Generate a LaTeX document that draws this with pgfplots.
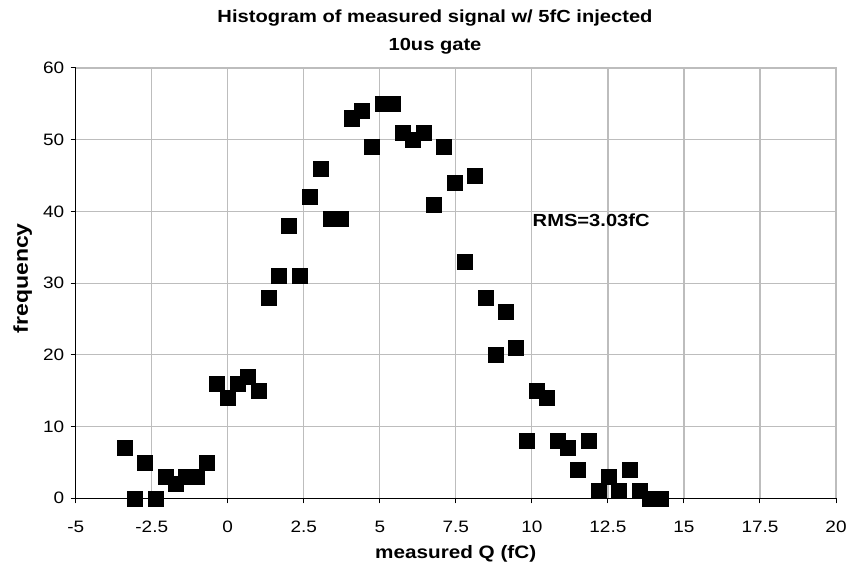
\documentclass[border=0pt]{standalone}
\usepackage{fontspec}
\setmainfont{Liberation Sans}
\newfontfamily\wfont[FakeStretch=1.15]{Liberation Sans}
\usepackage{pgfplots}
\pgfplotsset{compat=1.18}
\begin{document}
\begin{tikzpicture}
\useasboundingbox (-75.7pt,-74.7pt) rectangle (773.3pt,498.3pt);
\begin{axis}[
  scale only axis,
  width=760.3pt, height=430.3pt,
  at={(0,0)}, anchor=south west,
  xmin=-5, xmax=20, ymin=0, ymax=60,
  xtick={-5,-2.5,0,2.5,5,7.5,10,12.5,15,17.5,20},
  xticklabels={-5,-2.5,0,2.5,5,7.5,10,12.5,15,17.5,20},
  ytick={0,10,20,30,40,50,60},
  axis x line*=bottom, axis y line*=left,
  axis line style={black, line width=1pt, -},
  grid=major,
  major grid style={color=black!26, line width=1.2pt},
  tick style={black, line width=1pt},
  tick align=outside,
  major tick length=5pt,
  /pgf/number format/assume math mode=true,
  tick label style={font=\wfont\fontsize{16.5}{18}\selectfont},
  xticklabel style={yshift=-14pt},
  yticklabel style={xshift=-3pt},
  clip=false,
]
\draw[black!26, line width=1.2pt] (axis cs:-5,60) -- (axis cs:20,60) -- (axis cs:20,0);
\addplot[only marks, mark=square*, mark size=7.5pt,
  mark options={fill=black, draw=black, rounded corners=2pt}] coordinates {
(-3.40,7) (-3.06,0) (-2.72,5) (-2.38,0) (-2.04,3) (-1.71,2) (-1.37,3) (-1.03,3)
(-0.69,5) (-0.35,16) (-0.01,14) (0.33,16) (0.67,17) (1.01,15) (1.35,28) (1.69,31)
(2.02,38) (2.36,31) (2.70,42) (3.04,46) (3.38,39) (3.72,39) (4.06,53) (4.40,54)
(4.74,49) (5.08,55) (5.41,55) (5.75,51) (6.09,50) (6.43,51) (6.77,41) (7.11,49)
(7.45,44) (7.79,33) (8.13,45) (8.47,28) (8.80,20) (9.14,26) (9.48,21) (9.82,8)
(10.16,15) (10.50,14) (10.84,8) (11.18,7) (11.52,4) (11.86,8) (12.19,1) (12.53,3)
(12.87,1) (13.21,4) (13.55,1) (13.89,0) (14.23,0)
};
\node[font=\wfont\bfseries\fontsize{17.5}{18}\selectfont] at (axis cs:11.95,38.7) {RMS=3.03fC};
\end{axis}
\node[font=\wfont\bfseries\fontsize{17.5}{28}\selectfont, align=center] at (359.3pt,466.3pt) {Histogram of measured signal w/ 5fC injected\\10us gate};
\node[font=\wfont\bfseries\fontsize{18}{18}\selectfont] at (380pt,-56pt) {measured Q (fC)};
\node[font=\wfont\bfseries\fontsize{20}{20}\selectfont, rotate=90] at (-53pt,220pt) {frequency};
\end{tikzpicture}
\end{document}
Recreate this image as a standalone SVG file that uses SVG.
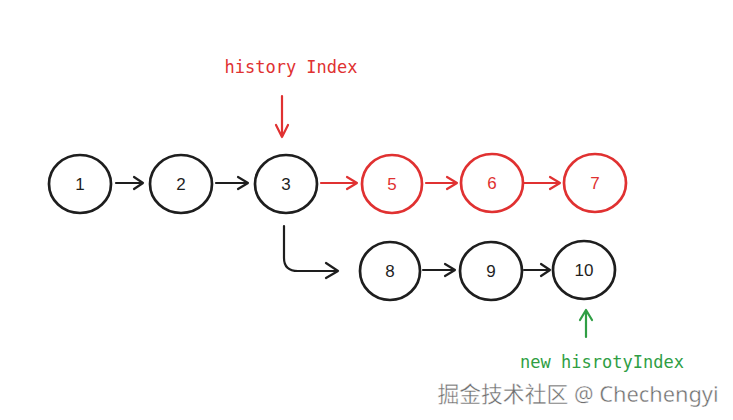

---

> [GOAL]:
Strip the images and reproduce the remaining records precisely.

> [EXERCISE OUTPUT]:
Generate a LaTeX document that draws this with pgfplots.
\documentclass[border=0pt]{standalone}
\usepackage{fontspec}
\setmainfont{Liberation Sans}
\newfontfamily\wfont[FakeStretch=1.15]{Liberation Sans}
\usepackage{pgfplots}
\pgfplotsset{compat=1.18}
\begin{document}
\begin{tikzpicture}
\useasboundingbox (-75.7pt,-74.7pt) rectangle (773.3pt,498.3pt);
\begin{axis}[
  scale only axis,
  width=760.3pt, height=430.3pt,
  at={(0,0)}, anchor=south west,
  xmin=-5, xmax=20, ymin=0, ymax=60,
  xtick={-5,-2.5,0,2.5,5,7.5,10,12.5,15,17.5,20},
  xticklabels={-5,-2.5,0,2.5,5,7.5,10,12.5,15,17.5,20},
  ytick={0,10,20,30,40,50,60},
  axis x line*=bottom, axis y line*=left,
  axis line style={black, line width=1pt, -},
  grid=major,
  major grid style={color=black!26, line width=1.2pt},
  tick style={black, line width=1pt},
  tick align=outside,
  major tick length=5pt,
  /pgf/number format/assume math mode=true,
  tick label style={font=\wfont\fontsize{16.5}{18}\selectfont},
  xticklabel style={yshift=-14pt},
  yticklabel style={xshift=-3pt},
  clip=false,
]
\draw[black!26, line width=1.2pt] (axis cs:-5,60) -- (axis cs:20,60) -- (axis cs:20,0);
\addplot[only marks, mark=square*, mark size=7.5pt,
  mark options={fill=black, draw=black, rounded corners=2pt}] coordinates {
(-3.40,7) (-3.06,0) (-2.72,5) (-2.38,0) (-2.04,3) (-1.71,2) (-1.37,3) (-1.03,3)
(-0.69,5) (-0.35,16) (-0.01,14) (0.33,16) (0.67,17) (1.01,15) (1.35,28) (1.69,31)
(2.02,38) (2.36,31) (2.70,42) (3.04,46) (3.38,39) (3.72,39) (4.06,53) (4.40,54)
(4.74,49) (5.08,55) (5.41,55) (5.75,51) (6.09,50) (6.43,51) (6.77,41) (7.11,49)
(7.45,44) (7.79,33) (8.13,45) (8.47,28) (8.80,20) (9.14,26) (9.48,21) (9.82,8)
(10.16,15) (10.50,14) (10.84,8) (11.18,7) (11.52,4) (11.86,8) (12.19,1) (12.53,3)
(12.87,1) (13.21,4) (13.55,1) (13.89,0) (14.23,0)
};
\node[font=\wfont\bfseries\fontsize{17.5}{18}\selectfont] at (axis cs:11.95,38.7) {RMS=3.03fC};
\end{axis}
\node[font=\wfont\bfseries\fontsize{17.5}{28}\selectfont, align=center] at (359.3pt,466.3pt) {Histogram of measured signal w/ 5fC injected\\10us gate};
\node[font=\wfont\bfseries\fontsize{18}{18}\selectfont] at (380pt,-56pt) {measured Q (fC)};
\node[font=\wfont\bfseries\fontsize{20}{20}\selectfont, rotate=90] at (-53pt,220pt) {frequency};
\end{tikzpicture}
\end{document}
Recreate this image as a standalone SVG file that uses SVG.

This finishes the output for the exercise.